Does array's each-block destroies outer objects?

Hi,

Please look:

x = 2840
=> 2840
x.object_id
=> 5681

a = [1,2,3,4,5]
=> [1, 2, 3, 4, 5]
a[4].object_id
=> 11

a.each {|x| puts x}
1
2
3
4
5
=> [1, 2, 3, 4, 5]

a[4].object_id
=> 11

x.object_id
=> 11

After execute the block , it looks like that ruby destroied the former
‘x’ object, the ‘x’ object has object_id 4 now, which is same as
a[4].object_id.

If so , does it mean that I must choose another variable name in
array’s each block to keep the ‘x’ object alive ?

Thank you.

w wg wrote:

After execute the block , it looks like that ruby destroied the former
‘x’ object, the ‘x’ object has object_id 4 now, which is same as
a[4].object_id.

Yes, if you do {|foo|…} and you have a local variable foo outside the
block,
then the outer foo will be replaced by the value that is yielded to the
block.
This is a property of blocks in 1.8, not of each in particular. This
behaviour
will no longer be present in 1.9.

If so , does it mean that I must choose another variable name in
array’s each block to keep the ‘x’ object alive ?

Yes.

HTH,
Sebastian

w wg wrote:

After execute the block , it looks like that ruby destroied the former
‘x’ object, the ‘x’ object has object_id 4 now, which is same as
a[4].object_id.

Hello. Have a look at this topic: That was unexpected -- strange scoping behavior - Ruby - Ruby-Forum
about the same problem.

TPR.

On 27.09.2008 11:14, Sebastian H. wrote:

w wg wrote:

After execute the block , it looks like that ruby destroied the former
‘x’ object,

There is no object destroyed. The variable x is made to point to
another object.
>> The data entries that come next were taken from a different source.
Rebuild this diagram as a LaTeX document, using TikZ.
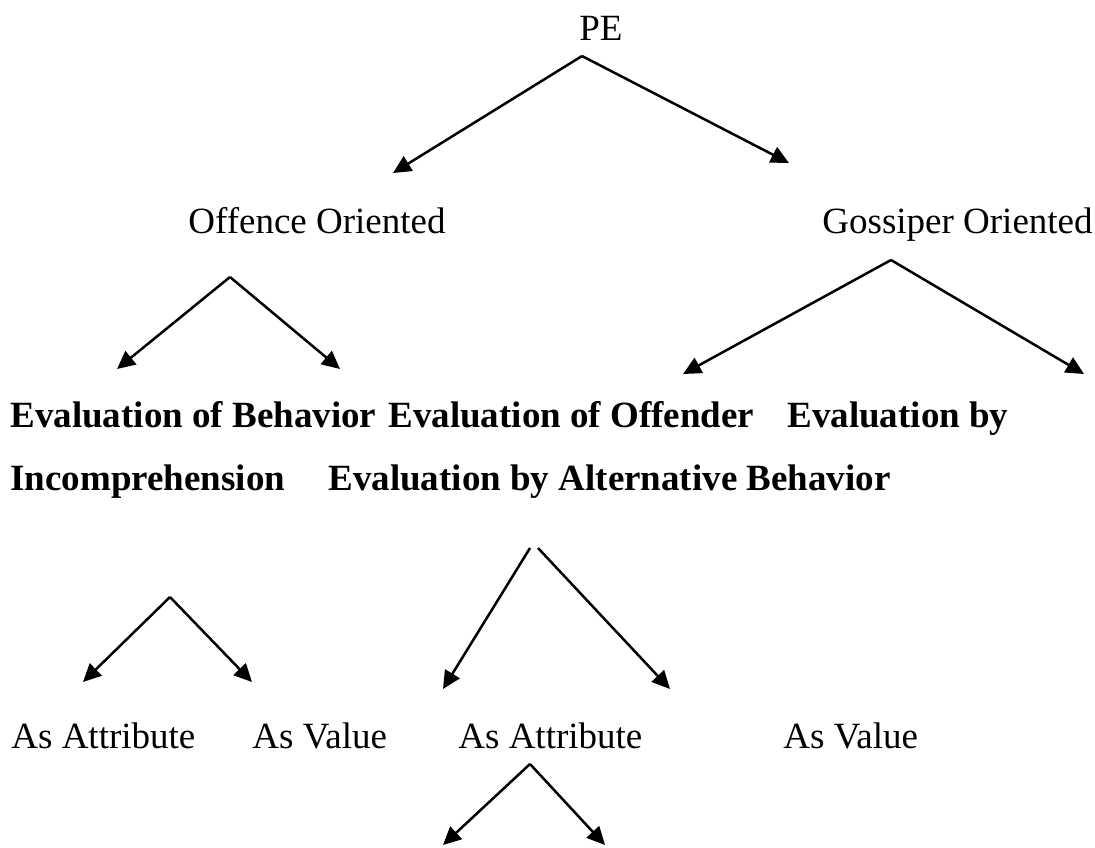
\documentclass[tikz,border=0pt]{standalone}
\usepackage{fontspec}
\setmainfont{Liberation Serif}
\usetikzlibrary{arrows.meta}
\tikzset{arr/.style={line width=1.25pt, -{Triangle[length=9pt,width=8.5pt]}},
  lbl/.style={inner sep=0pt, anchor=base west, font=\fontsize{18.5}{22}\selectfont},
  blbl/.style={lbl, font=\fontsize{18.5}{22}\selectfont\bfseries}}

\begin{document}
\begin{tikzpicture}[x=0.5pt,y=-0.5pt]
  \useasboundingbox (0,0) rectangle (1095,847);
  \node[lbl] (pe) at (579,40) {PE};
  \node[lbl] (offence) at (188,233) {Offence Oriented};
  \node[lbl] (gossiper) at (822,233) {Gossiper Oriented};
  % bold rows
  \node[blbl] (evbeh) at (10,427) {Evaluation of Behavior};
  \node[blbl] (evoff) at (388,427) {Evaluation of Offender};
  \node[blbl] (evby) at (787,427) {Evaluation by};
  \node[blbl] (incomp) at (10,490) {Incomprehension};
  \node[blbl] (evalt) at (328,490) {Evaluation by Alternative Behavior};
  % attribute / value row
  \node[lbl] (attr1) at (11,748) {As Attribute};
  \node[lbl] (val1) at (252,748) {As Value};
  \node[lbl] (attr2) at (458,748) {As Attribute};
  \node[lbl] (val2) at (783,748) {As Value};
  % branch points and arrow ends
  \coordinate (pe-s) at (582,56);   \coordinate (pe-l) at (393,173);  \coordinate (pe-r) at (789,163);
  \coordinate (off-s) at (230,277); \coordinate (off-l) at (117,369); \coordinate (off-r) at (340,369);
  \coordinate (gos-s) at (891,260); \coordinate (gos-l) at (683,374); \coordinate (gos-r) at (1084,374);
  \coordinate (inc-s) at (170,597); \coordinate (inc-l) at (83,682);  \coordinate (inc-r) at (252,682);
  \coordinate (alt-sl) at (530,548); \coordinate (alt-l) at (443,689);
  \coordinate (alt-sr) at (538,548); \coordinate (alt-r) at (670,689);
  \coordinate (att-s) at (530,764); \coordinate (att-l) at (443,845); \coordinate (att-r) at (605,845);
  \foreach \a/\b in {pe-s/pe-l,pe-s/pe-r,off-s/off-l,off-s/off-r,gos-s/gos-l,gos-s/gos-r,
    inc-s/inc-l,inc-s/inc-r,alt-sl/alt-l,alt-sr/alt-r,att-s/att-l,att-s/att-r}
    \draw[arr] (\a) -- (\b);
\end{tikzpicture}
\end{document}
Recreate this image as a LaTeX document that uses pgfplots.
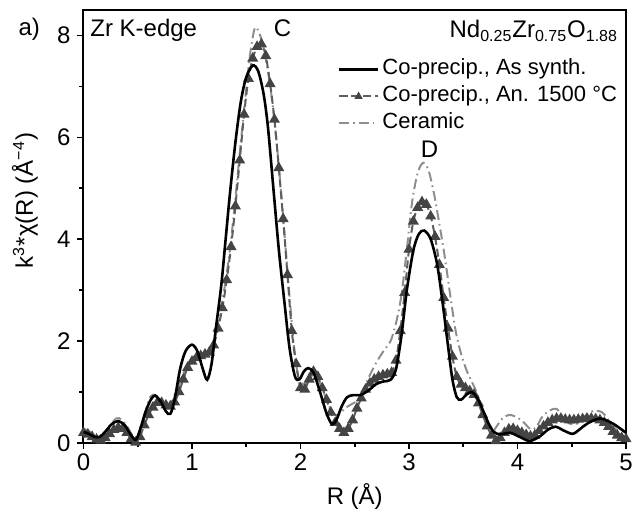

If there are no more references to the object pointed
to by x before it can be garbage collected at any point in time after x
has been made to point to another instance.

Yes.

Just to throw in the keyword for the concept involved to help in further
research of the matter: the concept is called “scoping” - the scoping
rules for a programming language determine which variables are visible
in which program artifacts (blocks, methods…) and especially what
happens to variables with identical names.